-- Your instructions --
Return every line below as is, leaving out the pictures.

-- Material provided --
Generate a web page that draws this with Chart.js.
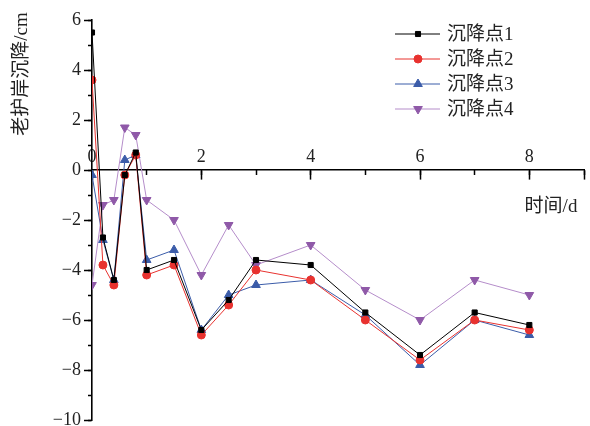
<!DOCTYPE html>
<html>
<head>
<meta charset="utf-8">
<script src="https://cdn.jsdelivr.net/npm/chart.js@4.4.1/dist/chart.umd.min.js"></script>
<style>
html,body{margin:0;padding:0;background:#fff;}
#wrap{width:590px;height:426px;position:relative;}
</style>
</head>
<body>
<div id="wrap"><canvas id="c" width="590" height="426"></canvas></div>
<script>
// ---- data ----
const days = [0, 0.2, 0.4, 0.6, 0.8, 1, 1.5, 2, 2.5, 3, 4, 5, 6, 7, 8];
const point1 = [5.5, -2.7, -4.4, -0.2, 0.7, -4.0, -3.6, -6.4, -5.2, -3.6, -3.8, -5.7, -7.4, -5.7, -6.2];
const point2 = [3.6, -3.8, -4.6, -0.2, 0.6, -4.2, -3.8, -6.6, -5.4, -4.0, -4.4, -6.0, -7.6, -6.0, -6.4];
const point3 = [-0.2, -2.8, -4.4, 0.4, 0.6, -3.6, -3.2, -6.4, -5.0, -4.6, -4.4, -5.8, -7.8, -6.0, -6.6];
const point4 = [-4.6, -1.4, -1.2, 1.7, 1.4, -1.2, -2.0, -4.2, -2.2, -3.8, -3.0, -4.8, -6.0, -4.4, -5.0];
const seriesNames = ['沉降点1', '沉降点2', '沉降点3', '沉降点4'];
const xTickLabels = [0, 2, 4, 6, 8];
const yTickLabels = [6, 4, 2, 0, -2, -4, -6, -8, -10];
const xTitle = '时间/d';
const yTitle = '老护岸沉降/cm';

const FONT = '"Liberation Serif", "Noto Sans CJK SC", serif';
const styles = [
  {line: '#000000', fill: '#000000', pointStyle: 'rect', radius: 3.6, rot: 0},
  {line: '#e8322f', fill: '#e8322f', pointStyle: 'circle', radius: 4, rot: 0},
  {line: '#3b5ca9', fill: '#3b5ca9', pointStyle: 'triangle', radius: 5, rot: 0},
  {line: '#b58dca', fill: '#8f59a8', pointStyle: 'triangle', radius: 5, rot: 180}
];
const values = [point1, point2, point3, point4];

const datasets = values.map((vals, i) => ({
  label: seriesNames[i],
  data: days.map((d, k) => ({x: d, y: vals[k]})),
  borderColor: styles[i].line,
  backgroundColor: styles[i].fill,
  pointBackgroundColor: styles[i].fill,
  pointBorderColor: styles[i].fill,
  pointStyle: styles[i].pointStyle,
  pointRadius: styles[i].radius,
  pointRotation: styles[i].rot,
  borderWidth: 1,
  tension: 0
}));

const fmt = v => String(v).replace('-', '\u2212');

const overlay = {
  id: 'overlay',
  afterDraw(chart) {
    const ctx = chart.ctx;
    ctx.save();
    // axis titles
    ctx.fillStyle = '#222';
    ctx.font = '19px ' + FONT;
    ctx.textAlign = 'center';
    ctx.textBaseline = 'middle';
    ctx.fillText(xTitle, 551, 207);
    ctx.translate(22, 74);
    ctx.rotate(-Math.PI / 2);
    ctx.fillText(yTitle, 0, 0);
    ctx.restore();
    // legend
    ctx.save();
    chart.data.datasets.forEach((ds, i) => {
      const y = 34 + i * 25;
      ctx.strokeStyle = ds.borderColor;
      ctx.lineWidth = 1;
      ctx.beginPath();
      ctx.moveTo(395, y);
      ctx.lineTo(440, y);
      ctx.stroke();
      ctx.fillStyle = ds.pointBackgroundColor;
      ctx.strokeStyle = ds.pointBorderColor;
      Chart.helpers.drawPoint(ctx, {pointStyle: ds.pointStyle, radius: ds.pointRadius, rotation: ds.pointRotation, borderWidth: 1}, 418, y);
      ctx.fillStyle = '#222';
      ctx.font = '19px ' + FONT;
      ctx.textAlign = 'left';
      ctx.textBaseline = 'middle';
      ctx.fillText(ds.label, 447, y + 1);
    });
    ctx.restore();
  }
};

const noPad = s => { s.paddingTop = 0; s.paddingBottom = 0; };

new Chart(document.getElementById('c'), {
  type: 'line',
  data: {datasets},
  options: {
    responsive: false,
    animation: false,
    layout: {padding: {left: 0, right: 0, top: 20, bottom: 6}},
    plugins: {legend: {display: false}, tooltip: {enabled: false}},
    scales: {
      x: {
        type: 'linear',
        min: 0, max: 9,
        position: {y: 0},
        grid: {drawOnChartArea: false, drawTicks: true, tickLength: 9, tickWidth: 1.5, tickColor: '#000'},
        border: {display: true, color: '#000', width: 1.6},
        ticks: {
          stepSize: 2,
          padding: -33,
          color: '#222',
          font: {family: FONT, size: 18},
          maxRotation: 0,
          autoSkip: false,
          callback: v => xTickLabels.includes(v) ? fmt(v) : ''
        }
      },
      xMinor: {
        type: 'linear',
        min: 0, max: 9,
        position: {y: 0},
        grid: {drawOnChartArea: false, drawTicks: true, tickLength: 5, tickWidth: 1.5, tickColor: '#000'},
        border: {display: false},
        ticks: {stepSize: 1, display: true, callback: () => '', autoSkip: false}
      },
      y: {
        type: 'linear',
        min: -10, max: 6,
        position: 'left',
        afterFit: s => { s.width = 92; noPad(s); },
        grid: {drawOnChartArea: false, drawTicks: true, tickLength: 8, tickWidth: 1.5, tickColor: '#000'},
        border: {display: true, color: '#000', width: 1.6},
        ticks: {
          stepSize: 2,
          padding: 3,
          color: '#222',
          font: {family: FONT, size: 18},
          autoSkip: false,
          callback: v => yTickLabels.includes(v) ? fmt(v) : ''
        }
      },
      yMinor: {
        type: 'linear',
        min: -10, max: 6,
        position: {x: 0},
        afterFit: noPad,
        grid: {drawOnChartArea: false, drawTicks: true, tickLength: 4, tickWidth: 1.5, tickColor: '#000'},
        border: {display: false},
        ticks: {stepSize: 1, callback: () => '', autoSkip: false}
      }
    }
  },
  plugins: [overlay]
});
</script>
</body>
</html>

-- Full output --
Generate a web page that draws this with Chart.js.
<!DOCTYPE html>
<html>
<head>
<meta charset="utf-8">
<script src="https://cdn.jsdelivr.net/npm/chart.js@4.4.1/dist/chart.umd.min.js"></script>
<style>
html,body{margin:0;padding:0;background:#fff;}
#wrap{width:590px;height:426px;position:relative;}
</style>
</head>
<body>
<div id="wrap"><canvas id="c" width="590" height="426"></canvas></div>
<script>
// ---- data ----
const days = [0, 0.2, 0.4, 0.6, 0.8, 1, 1.5, 2, 2.5, 3, 4, 5, 6, 7, 8];
const point1 = [5.5, -2.7, -4.4, -0.2, 0.7, -4.0, -3.6, -6.4, -5.2, -3.6, -3.8, -5.7, -7.4, -5.7, -6.2];
const point2 = [3.6, -3.8, -4.6, -0.2, 0.6, -4.2, -3.8, -6.6, -5.4, -4.0, -4.4, -6.0, -7.6, -6.0, -6.4];
const point3 = [-0.2, -2.8, -4.4, 0.4, 0.6, -3.6, -3.2, -6.4, -5.0, -4.6, -4.4, -5.8, -7.8, -6.0, -6.6];
const point4 = [-4.6, -1.4, -1.2, 1.7, 1.4, -1.2, -2.0, -4.2, -2.2, -3.8, -3.0, -4.8, -6.0, -4.4, -5.0];
const seriesNames = ['沉降点1', '沉降点2', '沉降点3', '沉降点4'];
const xTickLabels = [0, 2, 4, 6, 8];
const yTickLabels = [6, 4, 2, 0, -2, -4, -6, -8, -10];
const xTitle = '时间/d';
const yTitle = '老护岸沉降/cm';

const FONT = '"Liberation Serif", "Noto Sans CJK SC", serif';
const styles = [
  {line: '#000000', fill: '#000000', pointStyle: 'rect', radius: 3.6, rot: 0},
  {line: '#e8322f', fill: '#e8322f', pointStyle: 'circle', radius: 4, rot: 0},
  {line: '#3b5ca9', fill: '#3b5ca9', pointStyle: 'triangle', radius: 5, rot: 0},
  {line: '#b58dca', fill: '#8f59a8', pointStyle: 'triangle', radius: 5, rot: 180}
];
const values = [point1, point2, point3, point4];

const datasets = values.map((vals, i) => ({
  label: seriesNames[i],
  data: days.map((d, k) => ({x: d, y: vals[k]})),
  borderColor: styles[i].line,
  backgroundColor: styles[i].fill,
  pointBackgroundColor: styles[i].fill,
  pointBorderColor: styles[i].fill,
  pointStyle: styles[i].pointStyle,
  pointRadius: styles[i].radius,
  pointRotation: styles[i].rot,
  borderWidth: 1,
  tension: 0
}));

const fmt = v => String(v).replace('-', '\u2212');

const overlay = {
  id: 'overlay',
  afterDraw(chart) {
    const ctx = chart.ctx;
    ctx.save();
    // axis titles
    ctx.fillStyle = '#222';
    ctx.font = '19px ' + FONT;
    ctx.textAlign = 'center';
    ctx.textBaseline = 'middle';
    ctx.fillText(xTitle, 551, 207);
    ctx.translate(22, 74);
    ctx.rotate(-Math.PI / 2);
    ctx.fillText(yTitle, 0, 0);
    ctx.restore();
    // legend
    ctx.save();
    chart.data.datasets.forEach((ds, i) => {
      const y = 34 + i * 25;
      ctx.strokeStyle = ds.borderColor;
      ctx.lineWidth = 1;
      ctx.beginPath();
      ctx.moveTo(395, y);
      ctx.lineTo(440, y);
      ctx.stroke();
      ctx.fillStyle = ds.pointBackgroundColor;
      ctx.strokeStyle = ds.pointBorderColor;
      Chart.helpers.drawPoint(ctx, {pointStyle: ds.pointStyle, radius: ds.pointRadius, rotation: ds.pointRotation, borderWidth: 1}, 418, y);
      ctx.fillStyle = '#222';
      ctx.font = '19px ' + FONT;
      ctx.textAlign = 'left';
      ctx.textBaseline = 'middle';
      ctx.fillText(ds.label, 447, y + 1);
    });
    ctx.restore();
  }
};

const noPad = s => { s.paddingTop = 0; s.paddingBottom = 0; };

new Chart(document.getElementById('c'), {
  type: 'line',
  data: {datasets},
  options: {
    responsive: false,
    animation: false,
    layout: {padding: {left: 0, right: 0, top: 20, bottom: 6}},
    plugins: {legend: {display: false}, tooltip: {enabled: false}},
    scales: {
      x: {
        type: 'linear',
        min: 0, max: 9,
        position: {y: 0},
        grid: {drawOnChartArea: false, drawTicks: true, tickLength: 9, tickWidth: 1.5, tickColor: '#000'},
        border: {display: true, color: '#000', width: 1.6},
        ticks: {
          stepSize: 2,
          padding: -33,
          color: '#222',
          font: {family: FONT, size: 18},
          maxRotation: 0,
          autoSkip: false,
          callback: v => xTickLabels.includes(v) ? fmt(v) : ''
        }
      },
      xMinor: {
        type: 'linear',
        min: 0, max: 9,
        position: {y: 0},
        grid: {drawOnChartArea: false, drawTicks: true, tickLength: 5, tickWidth: 1.5, tickColor: '#000'},
        border: {display: false},
        ticks: {stepSize: 1, display: true, callback: () => '', autoSkip: false}
      },
      y: {
        type: 'linear',
        min: -10, max: 6,
        position: 'left',
        afterFit: s => { s.width = 92; noPad(s); },
        grid: {drawOnChartArea: false, drawTicks: true, tickLength: 8, tickWidth: 1.5, tickColor: '#000'},
        border: {display: true, color: '#000', width: 1.6},
        ticks: {
          stepSize: 2,
          padding: 3,
          color: '#222',
          font: {family: FONT, size: 18},
          autoSkip: false,
          callback: v => yTickLabels.includes(v) ? fmt(v) : ''
        }
      },
      yMinor: {
        type: 'linear',
        min: -10, max: 6,
        position: {x: 0},
        afterFit: noPad,
        grid: {drawOnChartArea: false, drawTicks: true, tickLength: 4, tickWidth: 1.5, tickColor: '#000'},
        border: {display: false},
        ticks: {stepSize: 1, callback: () => '', autoSkip: false}
      }
    }
  },
  plugins: [overlay]
});
</script>
</body>
</html>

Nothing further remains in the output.